Goodbye "Proper" Christmas - Hello Misfit Toy Christmas

For the first few years during college, I went home for Christmas eve to my parents'. I'd just finished a gauntlet of finals at school and was looking forward to a "proper" Christmas. In reality, I'd hangout with my dad (typically in his underwear) watching a marathon of movies until my mom got home from work around 7pm. She'd  warm up some dinner she had put together the night before after a long day of cooking at the jail. We'd eat. We'd maybe open a couple gifts. My mom would spend the rest of the night cleaning instead of hanging out. My dad and I would watch another movie, drink a few beers, and the night would end. The next day I'd head back to Minneapolis. One of the "highlights" was when we actually got my mom to sit down and watch of movie. It was the unrated cut of "40 Year old Virgin" and my mom immediately started snoring 5 minutes into it.

Maybe it was because I was a jaded college kid, but Christmas no longer had the same magic it used to - especially without all the brothers there.

After a few years of that routine, I started staying in Minneapolis for Christmas. Some friends and I would get together and hangout and drink a lot. Sometimes we made a feast. Sometimes we'd go to a bar after and see some DJs with friends who just wrapped up with their family Christmas. We dubbed the whole affair "Misfit Toy Christmas". For a time, for me, it replaced the "proper" Christmas ideal - a bunch of "Misfits" whose family was estranged, gone, or just too far away to visit. 
 

The Evolution of the Gag Gift Exchange

After a few years the "weekend after" Garrett get-together with the brothers had been firmly established on the calendar. At first it was a quicky afternoon get together hosted at one of the brothers' homes near Minneapolis. We'd have dinner, typically ham or a roast. We'd ask various forms of "How's work going?" or "What grade are you in again?" and then open some gifts. This was followed by a half hour of hugging and the "long Minnesota good bye". That was it ... in the beginning.

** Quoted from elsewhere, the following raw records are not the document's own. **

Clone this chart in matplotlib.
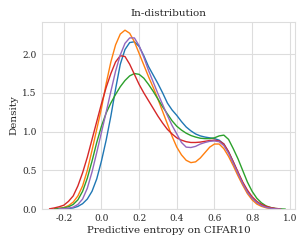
import numpy as np
import matplotlib
matplotlib.use("Agg")
import matplotlib.pyplot as plt

# x grid (step 0.025) from -0.300 to 1.000
x = [round(-0.300 + 0.025 * i, 3) for i in range(53)]
N = None
blue = [N, N, N, N,
        0.003, 0.007, 0.015, 0.035, 0.07, 0.13, 0.23, 0.39,
        0.62, 0.89, 1.20, 1.55, 1.87, 2.06, 2.15, 2.16,
        2.10, 1.98, 1.84, 1.73, 1.62, 1.50, 1.37, 1.28,
        1.21, 1.13, 1.06, 1.01, 0.97, 0.945, 0.93, 0.92,
        0.91, 0.89, 0.84, 0.74, 0.61, 0.47, 0.34, 0.23,
        0.145, 0.09, 0.05, 0.025, 0.012, 0.004, 0.0,
        N, N]
orange = [N, N,
          0.003, 0.008,
          0.02, 0.045, 0.09, 0.17, 0.30, 0.50, 0.76, 1.03,
          1.30, 1.62, 1.90, 2.12, 2.26, 2.31, 2.27, 2.16,
          2.01, 1.86, 1.71, 1.57, 1.42, 1.26, 1.10, 0.94,
          0.80, 0.70, 0.63, 0.60, 0.61, 0.66, 0.73, 0.80,
          0.84, 0.84, 0.78, 0.68, 0.56, 0.43, 0.31, 0.20,
          0.12, 0.065, 0.035, 0.017, 0.008, 0.003, 0.0,
          N, N]
green = [N, N,
         0.005, 0.009,
         0.016, 0.03, 0.06, 0.12, 0.23, 0.40, 0.62, 0.86,
         1.07, 1.24, 1.37, 1.48, 1.58, 1.66, 1.72, 1.75,
         1.74, 1.69, 1.61, 1.52, 1.42, 1.32, 1.23, 1.14,
         1.07, 1.02, 0.98, 0.95, 0.93, 0.915, 0.91, 0.91,
         0.92, 0.945, 0.955, 0.90, 0.78, 0.65, 0.50, 0.35,
         0.23, 0.14, 0.08, 0.04, 0.02, 0.008, 0.003, 0.0,
         N]
red = [N,
       0.004, 0.015, 0.03,
       0.05, 0.10, 0.17, 0.30, 0.47, 0.67, 0.90, 1.13,
       1.36, 1.57, 1.75, 1.90, 1.98, 1.97, 1.87, 1.74,
       1.61, 1.50, 1.40, 1.30, 1.20, 1.11, 1.03, 0.97,
       0.92, 0.89, 0.87, 0.86, 0.86, 0.865, 0.875, 0.885,
       0.89, 0.88, 0.84, 0.74, 0.61, 0.48, 0.35, 0.245,
       0.16, 0.10, 0.06, 0.035, 0.018, 0.008, 0.003,
       N, N]
purple = [N, N, N,
          0.003,
          0.006, 0.012, 0.025, 0.06, 0.13, 0.27, 0.48, 0.73,
          0.99, 1.25, 1.52, 1.78, 1.99, 2.14, 2.21, 2.21,
          2.11, 1.96, 1.79, 1.64, 1.49, 1.35, 1.21, 1.08,
          0.97, 0.86, 0.80, 0.795, 0.81, 0.84, 0.86, 0.875,
          0.88, 0.87, 0.82, 0.72, 0.59, 0.46, 0.33, 0.22,
          0.14, 0.085, 0.045, 0.022, 0.01, 0.003, 0.0,
          N, N]

series = [blue, orange, green, red, purple]
colors = ["#1f77b4", "#ff7f0e", "#2ca02c", "#d62728", "#9467bd"]

xticks = [-0.2, 0.0, 0.2, 0.4, 0.6, 0.8, 1.0]
yticks = [0.0, 0.5, 1.0, 1.5, 2.0]

plt.rcParams['font.family'] = ['DejaVu Serif']
fig = plt.figure(figsize=(3.07, 2.46), dpi=100)
ax = fig.add_axes([0.136, 0.150, 0.825, 0.762])
xs = np.array(x, dtype=float)
for s, c in zip(series, colors):
    assert len(s) == len(x)
    ys = np.array([np.nan if v is None else v for v in s], dtype=float)
    ax.plot(xs, ys, color=c, lw=1.0, solid_joinstyle="round")

ax.set_xlim(-0.317, 1.028)
ax.set_ylim(0, 2.42)
ax.set_xticks(xticks)
ax.set_yticks(yticks)
ax.set_xticklabels([f"{t:.1f}" for t in xticks])
ax.set_yticklabels([f"{t:.1f}" for t in yticks])
ax.grid(True, color="#dddddd", lw=0.8)
ax.set_axisbelow(True)
for sp in ax.spines.values():
    sp.set_color("#dddddd")
    sp.set_linewidth(0.8)
ax.tick_params(length=0, labelsize=6.5, colors="#262626", pad=3.5)
ax.set_xlabel("Predictive entropy on CIFAR10", fontsize=7.5, color="#262626", labelpad=2)
ax.set_ylabel("Density", fontsize=7.5, color="#262626", labelpad=3)
ax.set_title("In-distribution", fontsize=7.5, color="#262626", pad=4)
fig.savefig("out.png", dpi=100)
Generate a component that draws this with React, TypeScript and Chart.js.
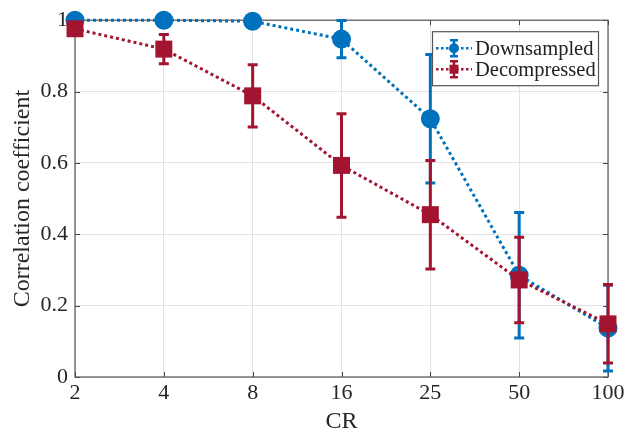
import React, { useEffect, useRef } from "react";
import { Chart, registerables } from "chart.js";

Chart.register(...registerables);

const categories = ["2", "4", "8", "16", "25", "50", "100"];
const downValues = [1.0, 1.0, 0.997, 0.947, 0.724, 0.285, 0.137];
const downErr = [0, 0, 0, 0.052, 0.18, 0.176, 0.12];
const decValues = [0.976, 0.919, 0.788, 0.593, 0.455, 0.272, 0.149];
const decErr = [0, 0.041, 0.087, 0.145, 0.152, 0.12, 0.11];
const yTicks = [0, 0.2, 0.4, 0.6, 0.8, 1];

const BLUE = "#0072BD";
const RED = "#A2142F";
const FONT = "'Liberation Serif', 'DejaVu Serif', serif";

const errorBarPlugin = {
  id: "errorBars",
  beforeDatasetDraw(chart: any, args: any) {
    const ds = chart.data.datasets[args.index];
    const errs: number[] = ds.errs;
    if (!errs) return;
    const { ctx, scales } = chart;
    const meta = chart.getDatasetMeta(args.index);
    ctx.save();
    ctx.strokeStyle = ds.borderColor;
    ctx.lineWidth = 3;
    ctx.setLineDash([]);
    meta.data.forEach((pt: any, i: number) => {
      const e = errs[i];
      if (!e) return;
      const v = ds.data[i];
      const yTop = scales.y.getPixelForValue(v + e);
      const yBot = scales.y.getPixelForValue(v - e);
      const x = pt.x;
      ctx.beginPath();
      ctx.moveTo(x, yTop);
      ctx.lineTo(x, yBot);
      ctx.moveTo(x - 5, yTop);
      ctx.lineTo(x + 5, yTop);
      ctx.moveTo(x - 5, yBot);
      ctx.lineTo(x + 5, yBot);
      ctx.stroke();
    });
    ctx.restore();
  },
};

const boxPlugin = {
  id: "boxAndLegend",
  beforeDatasetsDraw(chart: any) {
    const { ctx, chartArea: a, scales } = chart;
    ctx.save();
    ctx.strokeStyle = "#444";
    ctx.lineWidth = 1;
    ctx.beginPath();
    scales.x.ticks.forEach((_t: any, i: number) => {
      const x = Math.round(scales.x.getPixelForTick(i)) + 0.5;
      ctx.moveTo(x, a.bottom);
      ctx.lineTo(x, a.bottom - 5);
      ctx.moveTo(x, a.top);
      ctx.lineTo(x, a.top + 5);
    });
    scales.y.ticks.forEach((_t: any, i: number) => {
      const y = Math.round(scales.y.getPixelForTick(i)) + 0.5;
      ctx.moveTo(a.left, y);
      ctx.lineTo(a.left + 5, y);
      ctx.moveTo(a.right, y);
      ctx.lineTo(a.right - 5, y);
    });
    ctx.stroke();
    ctx.strokeStyle = "#555";
    ctx.lineWidth = 1.2;
    ctx.strokeRect(a.left, a.top, a.right - a.left, a.bottom - a.top);
    ctx.restore();
  },
  afterDraw(chart: any) {
    const { ctx, chartArea: a } = chart;
    const bx = a.right - 176;
    const by = a.top + 11;
    const bw = 166;
    const bh = 54;
    ctx.save();
    ctx.fillStyle = "#fff";
    ctx.fillRect(bx, by, bw, bh);
    ctx.strokeStyle = "#555";
    ctx.lineWidth = 1.2;
    ctx.strokeRect(bx + 0.5, by + 0.5, bw, bh);
    const items = [
      { label: chart.data.datasets[1].label, color: BLUE, style: "circle", y: by + 17 },
      { label: chart.data.datasets[0].label, color: RED, style: "rect", y: by + 38 },
    ];
    items.forEach((it) => {
      const cx = bx + 22;
      ctx.strokeStyle = it.color;
      ctx.fillStyle = it.color;
      ctx.lineWidth = 2.5;
      ctx.setLineDash([2.5, 2.5]);
      ctx.beginPath();
      ctx.moveTo(bx + 4, it.y);
      ctx.lineTo(bx + 40, it.y);
      ctx.stroke();
      ctx.setLineDash([]);
      ctx.lineWidth = 2.5;
      ctx.beginPath();
      ctx.moveTo(cx, it.y - 8);
      ctx.lineTo(cx, it.y + 8);
      ctx.moveTo(cx - 4, it.y - 8);
      ctx.lineTo(cx + 4, it.y - 8);
      ctx.moveTo(cx - 4, it.y + 8);
      ctx.lineTo(cx + 4, it.y + 8);
      ctx.stroke();
      ctx.beginPath();
      if (it.style === "circle") {
        ctx.arc(cx, it.y, 5, 0, Math.PI * 2);
      } else {
        ctx.rect(cx - 4.5, it.y - 4.5, 9, 9);
      }
      ctx.fill();
      ctx.fillStyle = "#222";
      ctx.font = `20.5px ${FONT}`;
      ctx.textBaseline = "middle";
      ctx.textAlign = "left";
      ctx.fillText(it.label, bx + 43, it.y + 1);
    });
    ctx.restore();
  },
};

export default function App() {
  const ref = useRef<HTMLCanvasElement | null>(null);
  useEffect(() => {
    if (!ref.current) return;
    const chart = new Chart(ref.current, {
      type: "line",
      data: {
        labels: categories,
        datasets: [
          {
            label: "Decompressed",
            data: decValues,
            errs: decErr,
            borderColor: RED,
            backgroundColor: RED,
            borderWidth: 3,
            borderDash: [3, 3],
            pointStyle: "rect",
            pointRadius: 12,
            pointBorderWidth: 0,
            pointBackgroundColor: RED,
            clip: false,
            order: 1,
          } as any,
          {
            label: "Downsampled",
            data: downValues,
            errs: downErr,
            borderColor: BLUE,
            backgroundColor: BLUE,
            borderWidth: 3,
            borderDash: [3, 3],
            pointStyle: "circle",
            pointRadius: 9.5,
            pointBorderWidth: 0,
            pointBackgroundColor: BLUE,
            clip: false,
            order: 2,
          } as any,
        ],
      },
      options: {
        animation: false,
        responsive: false,
        layout: { padding: { top: 18, right: 20, left: 0, bottom: 0 } },
        plugins: { legend: { display: false }, tooltip: { enabled: false } },
        scales: {
          x: {
            offset: false,
            grid: { color: "#e3e3e3", drawTicks: false, lineWidth: 1 },
            border: { display: false },
            ticks: { color: "#262626", font: { family: FONT, size: 22 }, padding: 3, maxRotation: 0 },
            title: { display: true, text: "CR", color: "#262626", font: { family: FONT, size: 24 }, padding: { top: 0, bottom: 0 } },
            afterFit(scale: any) {
              scale.height = 59;
            },
          },
          y: {
            min: 0,
            max: 1,
            afterBuildTicks(scale: any) {
              scale.ticks = yTicks.map((v) => ({ value: v }));
            },
            grid: { color: "#e3e3e3", drawTicks: false, lineWidth: 1 },
            border: { display: false },
            ticks: {
              color: "#262626",
              font: { family: FONT, size: 22 },
              padding: 7,
              callback: (v: any) => String(Math.round(Number(v) * 10) / 10),
            },
            title: { display: true, text: "Correlation coefficient", color: "#262626", font: { family: FONT, size: 24 }, padding: { top: 8, bottom: 0 } },
            afterFit(scale: any) {
              scale.width = 75;
            },
          },
        },
      },
      plugins: [errorBarPlugin, boxPlugin],
    } as any);
    return () => chart.destroy();
  }, []);
  return (
    <div style={{ position: "absolute", left: 0, top: 0, width: 628, height: 436, background: "#fff" }}>
      <canvas ref={ref} width={628} height={436} style={{ width: 628, height: 436 }} />
    </div>
  );
}
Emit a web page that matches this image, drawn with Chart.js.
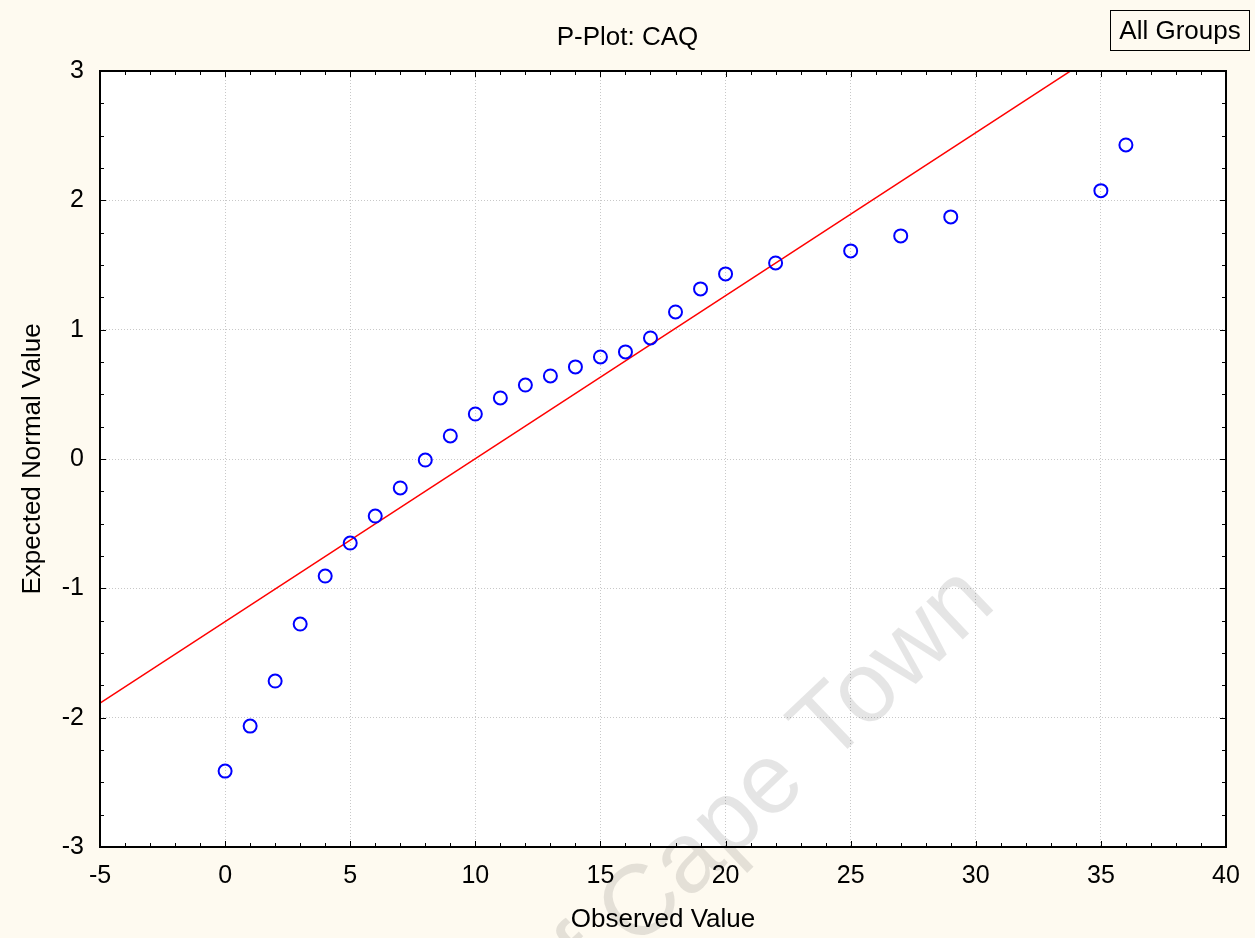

My younger brother Matt and my older brother Ryan's kids were the only children to really buy anything for. It was fun to watch them get excited tearing up gift wrap and getting toys and such. Gifts for the adults were a little less exciting early on. There were sometimes some good gifts, but usually it was stuff purchased out of obligation - bath soap sets, socks, ties, etc. I think a lot of it was purchased at "Day After Christmas" sales. A lot of money was spent on stuff that no one really wanted. What?!?? A scented candle wasn't on your wish list?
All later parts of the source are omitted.